California Lawmakers Proposed Sweeping Measures to Combat Organized Retail Theft

On Thursday, lawmakers of the California State Assembly released a comprehensive package of measures designed to combat organized retail theft.

Among the proposals is a provision that would create a new crime with a maximum three-year prison sentence for the intent to sell stolen property.

Three Democratic members of the state Assembly, Speaker Robert Rivas of Salinas, Rick Chavez Zbur of Los Angeles, and Kevin McCarty of Sacramento, sponsored the package known as the California Retail Theft Reduction Act.
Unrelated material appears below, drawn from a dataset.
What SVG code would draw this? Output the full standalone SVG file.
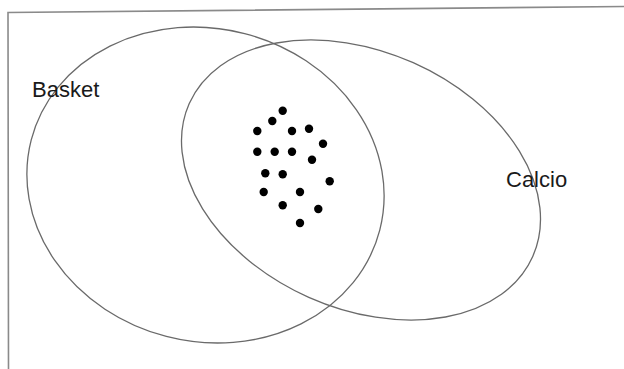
<svg xmlns="http://www.w3.org/2000/svg" width="624" height="369" viewBox="0 0 624 369">
<style>
.set{fill:none;stroke:#6a6a6a;stroke-width:1.3}
.frame{fill:none;stroke:#8a8a8a;stroke-width:1.6}
.lbl{font-family:"Liberation Sans",Arial,sans-serif;font-size:22px;fill:#1a1a1a}
.dot{fill:#000}
</style>
<rect width="624" height="369" fill="#fff"/>
<polyline class="frame" points="624,6.5 8,12.5 8.5,369"/>
<g id="basket">
<ellipse class="set" cx="205.5" cy="185" rx="180" ry="156.4" transform="rotate(14.5 205.5 185)"/>
<text class="lbl" x="32" y="96.5">Basket</text>
</g>
<g id="calcio">
<ellipse class="set" cx="361" cy="180" rx="188" ry="128.4" transform="rotate(24 361 180)"/>
<text class="lbl" x="506" y="186.5">Calcio</text>
</g>
<g id="elements">
<circle class="dot" cx="282.7" cy="110.7" r="4.2"/>
<circle class="dot" cx="272.3" cy="121" r="4.2"/>
<circle class="dot" cx="257.3" cy="131" r="4.2"/>
<circle class="dot" cx="292" cy="131" r="4.2"/>
<circle class="dot" cx="309" cy="128.7" r="4.2"/>
<circle class="dot" cx="323" cy="143.7" r="4.2"/>
<circle class="dot" cx="257.3" cy="151.7" r="4.2"/>
<circle class="dot" cx="274.7" cy="151.7" r="4.2"/>
<circle class="dot" cx="292" cy="151.7" r="4.2"/>
<circle class="dot" cx="312" cy="159.7" r="4.2"/>
<circle class="dot" cx="265.3" cy="173.3" r="4.2"/>
<circle class="dot" cx="282.7" cy="174.3" r="4.2"/>
<circle class="dot" cx="329.7" cy="181.3" r="4.2"/>
<circle class="dot" cx="263.7" cy="192" r="4.2"/>
<circle class="dot" cx="300" cy="192" r="4.2"/>
<circle class="dot" cx="282.7" cy="205.3" r="4.2"/>
<circle class="dot" cx="318.3" cy="209" r="4.2"/>
<circle class="dot" cx="300" cy="223" r="4.2"/>
</g>
</svg>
Rivas referred to the package as “crucial legislation” in the fight against a “serious crime” that is harming businesses throughout the state at a news conference on Thursday to announce the new measures.

During the conference, Rivas stated, “Organized retail theft is having a chilling effect on our communities. Crime, like everything, evolves. And criminal enterprises are using new and different ways to get around current prohibitions.”
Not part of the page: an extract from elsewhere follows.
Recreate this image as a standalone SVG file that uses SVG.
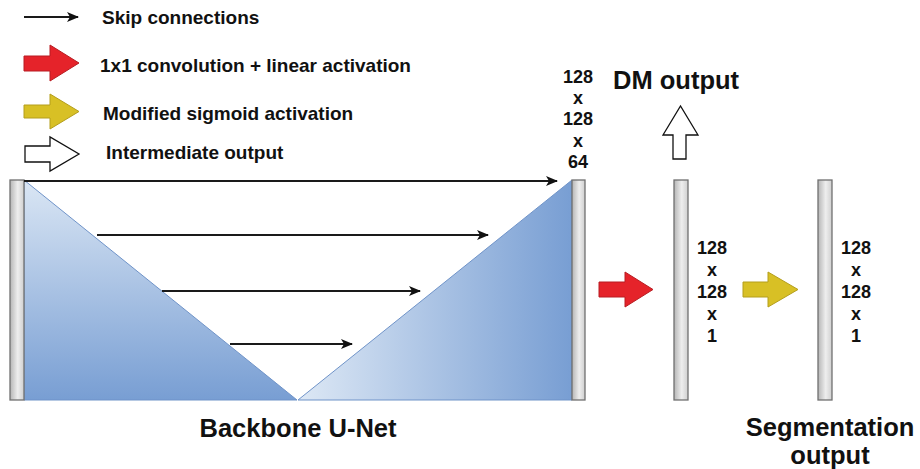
<svg xmlns="http://www.w3.org/2000/svg" width="920" height="469" viewBox="0 0 920 469">
<defs>
<style>
.t{font-family:"Liberation Sans",Arial,sans-serif;font-weight:bold;fill:#111}
.leg{font-size:19px}
.dim{font-size:18px;text-anchor:middle}
.big{font-size:25.5px}
.skip{stroke:#1a1a1a;stroke-width:2;fill:none}
.bar{fill:url(#gBar);stroke:#707070;stroke-width:1.3}
.red{fill:#e5232a;stroke:#b81d22;stroke-width:1}
.yel{fill:#d8c025;stroke:#b49e1c;stroke-width:1}
.wht{fill:#fff;stroke:#111;stroke-width:1.3}
.tri{stroke:#6f93c8;stroke-width:1}
</style>
<linearGradient id="gBar" x1="0" y1="0" x2="1" y2="0">
<stop offset="0" stop-color="#b5b5b5"/>
<stop offset="0.55" stop-color="#eeeeee"/>
<stop offset="1" stop-color="#cfcfcf"/>
</linearGradient>
<linearGradient id="gDown" x1="0" y1="0" x2="0" y2="1">
<stop offset="0" stop-color="#dae6f4"/>
<stop offset="1" stop-color="#789ed3"/>
</linearGradient>
<linearGradient id="gUp" x1="0" y1="0" x2="1" y2="0">
<stop offset="0" stop-color="#dde8f5"/>
<stop offset="1" stop-color="#789ed3"/>
</linearGradient>
<marker id="ah" markerWidth="12" markerHeight="10" refX="11" refY="5" orient="auto" markerUnits="userSpaceOnUse">
<path d="M0,0 L12,5 L0,10 L3,5 Z" fill="#111"/>
</marker>
</defs>
<rect width="920" height="469" fill="#fff"/>

<g id="legend">
<line class="skip" x1="24" y1="17" x2="78" y2="17" marker-end="url(#ah)"/>
<text class="t leg" x="102" y="24">Skip connections</text>
<path class="red" d="M24,56 H50 V45 L79,63 L50,81 V71 H24 Z"/>
<text class="t leg" x="100" y="72">1x1 convolution + linear activation</text>
<path class="yel" d="M24,105 H50 V94 L79,111.5 L50,129 V118 H24 Z"/>
<text class="t leg" x="103" y="120">Modified sigmoid activation</text>
<path class="wht" d="M25,146 H50 V137 L79,154 L50,171 V162 H25 Z"/>
<text class="t leg" x="106" y="159">Intermediate output</text>
</g>

<g id="unet">
<polygon class="tri" points="24,180 24,400 297,400" fill="url(#gDown)"/>
<polygon class="tri" points="298,400 572,180 572,400" fill="url(#gUp)"/>
<rect class="bar" x="10" y="180" width="14" height="220"/>
<rect class="bar" x="572" y="180" width="13" height="220"/>
<text class="t big" x="298" y="437" text-anchor="middle">Backbone U-Net</text>
</g>

<g id="connectors">
<line class="skip" x1="24" y1="181" x2="557" y2="181" marker-end="url(#ah)"/>
<line class="skip" x1="97" y1="235" x2="488" y2="235" marker-end="url(#ah)"/>
<line class="skip" x1="162" y1="291" x2="420" y2="291" marker-end="url(#ah)"/>
<line class="skip" x1="230" y1="344" x2="352" y2="344" marker-end="url(#ah)"/>
<path id="conv-arrow" class="red" d="M599,282 H625 V272 L653,289.5 L625,307 V297 H599 Z"/>
<path id="sig-arrow" class="yel" d="M743,282 H768 V272 L798,289.5 L768,307 V297 H743 Z"/>
<path id="dm-arrow" class="wht" d="M673,159 V135 H663 L680.5,106 L698,135 H686 V159 Z"/>
</g>

<g id="unet-dims">
<text class="t dim" x="578" y="83">128</text>
<text class="t dim" x="578" y="104">x</text>
<text class="t dim" x="578" y="125">128</text>
<text class="t dim" x="578" y="146.5">x</text>
<text class="t dim" x="578" y="168">64</text>
</g>

<g id="dm-layer">
<rect class="bar" x="674" y="180" width="14" height="220"/>
<text class="t dim" x="712" y="254">128</text>
<text class="t dim" x="712" y="276">x</text>
<text class="t dim" x="712" y="298">128</text>
<text class="t dim" x="712" y="320">x</text>
<text class="t dim" x="712" y="342">1</text>
<text class="t big" x="613" y="89">DM output</text>
</g>

<g id="seg-layer">
<rect class="bar" x="818" y="180" width="14" height="220"/>
<text class="t dim" x="856" y="254">128</text>
<text class="t dim" x="856" y="276">x</text>
<text class="t dim" x="856" y="298">128</text>
<text class="t dim" x="856" y="320">x</text>
<text class="t dim" x="856" y="342">1</text>
<text class="t big" x="830" y="436" text-anchor="middle" font-size="25">Segmentation</text>
<text class="t big" x="830" y="464" text-anchor="middle" font-size="25">output</text>
</g>
</svg>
Zbur stated during the same appearance that the three-year jail sentence that goes along with the idea of establishing a new felony for the purpose of selling stolen stuff is intended to target organized crime rings of “professional retail thieves primarily.”
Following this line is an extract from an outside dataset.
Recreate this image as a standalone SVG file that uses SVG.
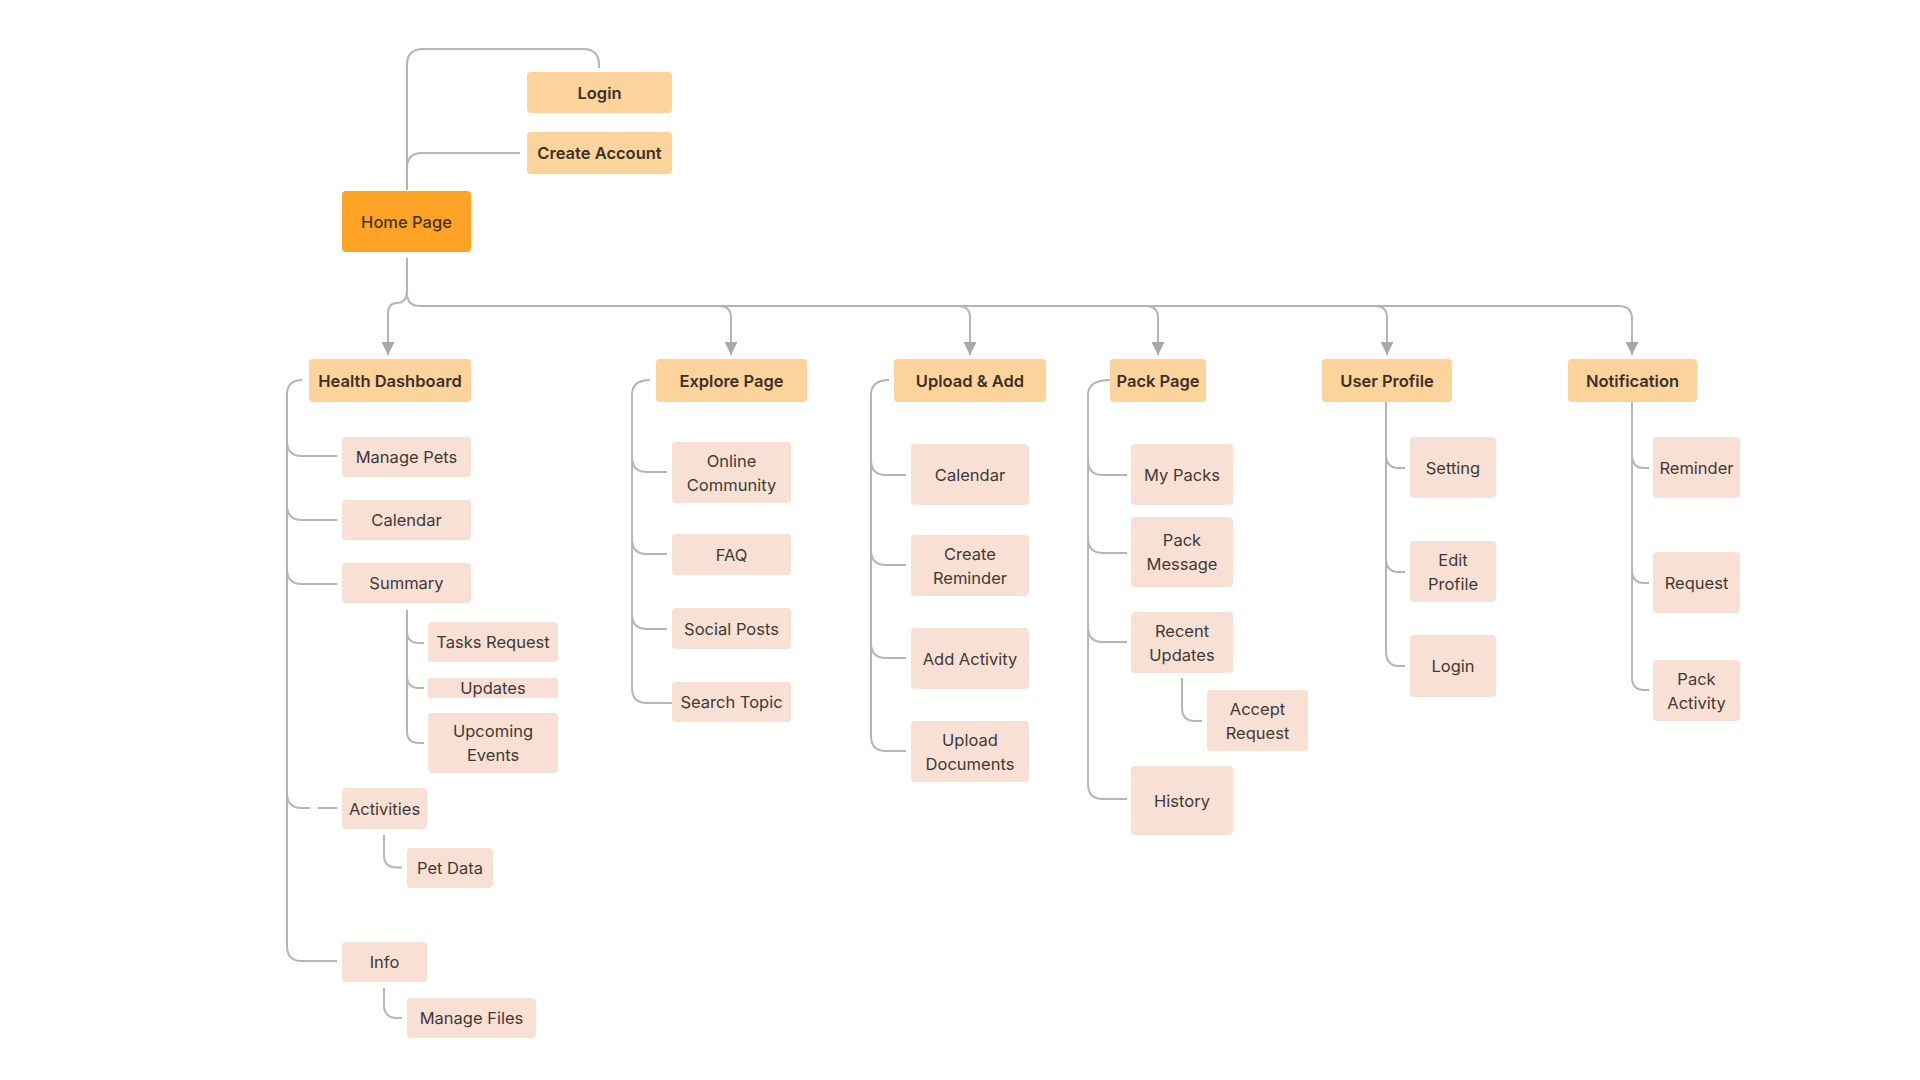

According to the assemblyman, having a quantity of stolen goods that is “inconsistent with personal use” or committing repeated infractions could be grounds for proving intent.

The bill would also enable officials to combine the amount of goods taken from several stores so that grand theft charges, rather than charges for small-time theft, could be brought against shoplifters.

Police would be able to apprehend shoplifters based on witness evidence or security footage.

Online vendors would have to maintain documentation proving that the products they offer were obtained lawfully, and some major retailers would have to provide the state with information on thefts.

California Lawmakers Proposed Sweeping Measures to Combat Organized Retail Theft (1)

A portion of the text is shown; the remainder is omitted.